For boot volumes it’s the same pattern with list_boot_volumes and list_boot_volume_attachments. Run this across all compartments in all regions and you have the complete picture.


Step 2: Don’t delete things that shouldn’t be deleted

This is where most cleanup scripts go wrong. Not every unattached volume is waste — some are intentionally retained (DR snapshots, pre-patch backups with a defined retention window, volumes tagged for handoff to another team).

I built two safety layers:

Hold tags — if a volume has cleanup_hold=true or do_not_delete=true, it’s skipped unconditionally:

def is_protected(volume):
    tags = volume.freeform_tags or {}
    return (
        tags.get('cleanup_hold', '').lower() == 'true' or
        tags.get('do_not_delete', '').lower() == 'true'
    )

Expiry parsing — volumes are often named or tagged with an intended deletion date, but teams use different formats. I wrote 6 regex patterns to catch all of them:

EXPIRY_PATTERNS = [
    r'\b(\d{8})\b',                              # 20251231
    r'\b(\d{2})[_\-/](\d{2})[_\-/](\d{4})\b',  # 31-12-2025
    r'\b(\d{2})[_\-/](\d{2})[_\-/](\d{2})\b',  # 31-12-25
    r'DEL[_\-]?<(\d{8})>',                       # DEL-<20250712>
    r'(?:EXP|EXPIRY)[_\-]?(\d+)',                # EXP20250101
    r'Crt\((\d{2}-\d{2}-\d{2})\)',              # Crt(11-12-25)
]

A volume with any recognisable expiry date in its name or tags is only deleted after that date — not before.


Step 3: Plan before you apply

The script runs in two modes: plan and apply — inspired by Terraform’s workflow.

Plan generates a full report with no destructive actions:

  • snapshot_cleanup_plan.json — complete candidate list
  • snapshot_cleanup_candidates.csv — volumes eligible for deletion with cost calculations
  • HTML email to the ops team with executive summary

Only after a human reviews the plan and runs apply does anything get deleted. And even then, the apply step re-verifies each volume is still unattached before touching it — a volume could get attached in the window between plan and apply.

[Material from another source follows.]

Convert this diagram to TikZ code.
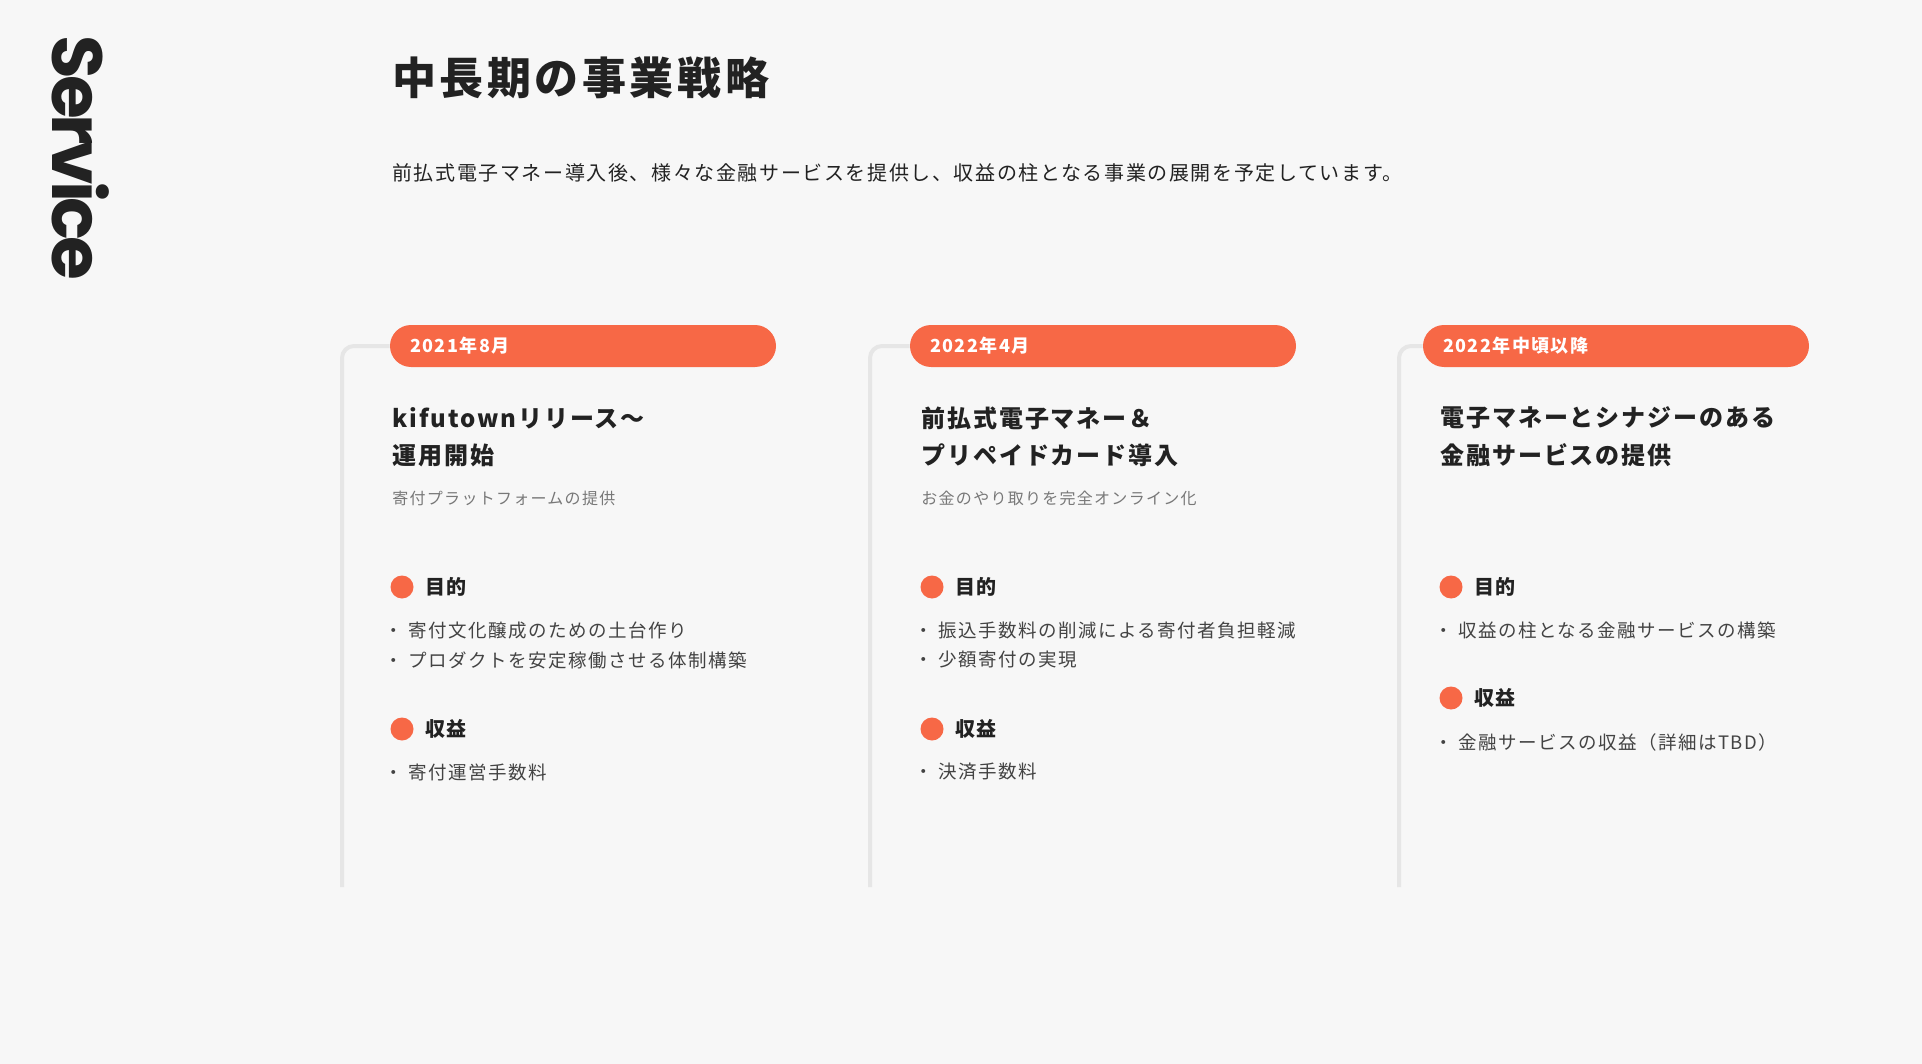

def safe_delete(block_client, volume_id, volume_name):
    # Re-verify before deletion
    attachments = compute_client.list_volume_attachments(
        compartment_id=compartment_id,
        volume_id=volume_id
    ).data

    if attachments:
        log(f"SKIP {volume_name} — now attached, skipping")
        return False

    block_client.delete_volume(volume_id)
    log(f"DELETED {volume_name}")
    return True

Step 4: Make the output executive-readable

An ops team will run this. Their manager needs to approve it. The email report bridges that gap:

SUMMARY
━━━━━━━━━━━━━━━━━━━━━━━━━━━━━━━━━
Customer compartments scanned:  20+
Unattached boot volumes:        161
Unattached block volumes:         13
Total monthly savings:      $378.10
Estimated annual savings:   $4,536+

TOP 5 BY COST
🚨 Customer A    — $94.20/month
🚨 Customer B    — $71.50/month
   Customer C    — $43.80/month
   Customer D    — $38.10/month
   Customer E    — $31.60/month

The 🚨 icon flags compartments above $100/month — the ones worth escalating immediately. The rest are just context.


The result

After running plan, reviewing, and applying:

  • 174 volumes cleaned up across 20+ compartments
  • $378.10/month in ongoing waste eliminated
  • Full audit trail — apply CSV with timestamps, volume IDs, and compartment names for every deletion

The VA remediation process still creates volumes. But now there’s a scheduled cleanup that finds and removes them before they accumulate. The problem is solved, not just fixed once.


What I’d do differently

Cost rate hardcoded$0.0425/GB-month is OCI’s standard block storage rate, but it varies by region and storage type. A more robust version would pull pricing from the OCI pricing API dynamically.

No Slack integration — right now it’s email only. A Slack message with the plan summary before every apply run would reduce the friction of getting approval.

Compartment hierarchy traversal — I handle direct child compartments, but deeply nested hierarchies require recursive traversal. Not a problem for our environment, but worth noting for larger tenancies.


If you’re on OCI and haven’t checked your unattached volumes recently — run oci bv volume list --lifecycle-state AVAILABLE in your tenancy. You might be surprised.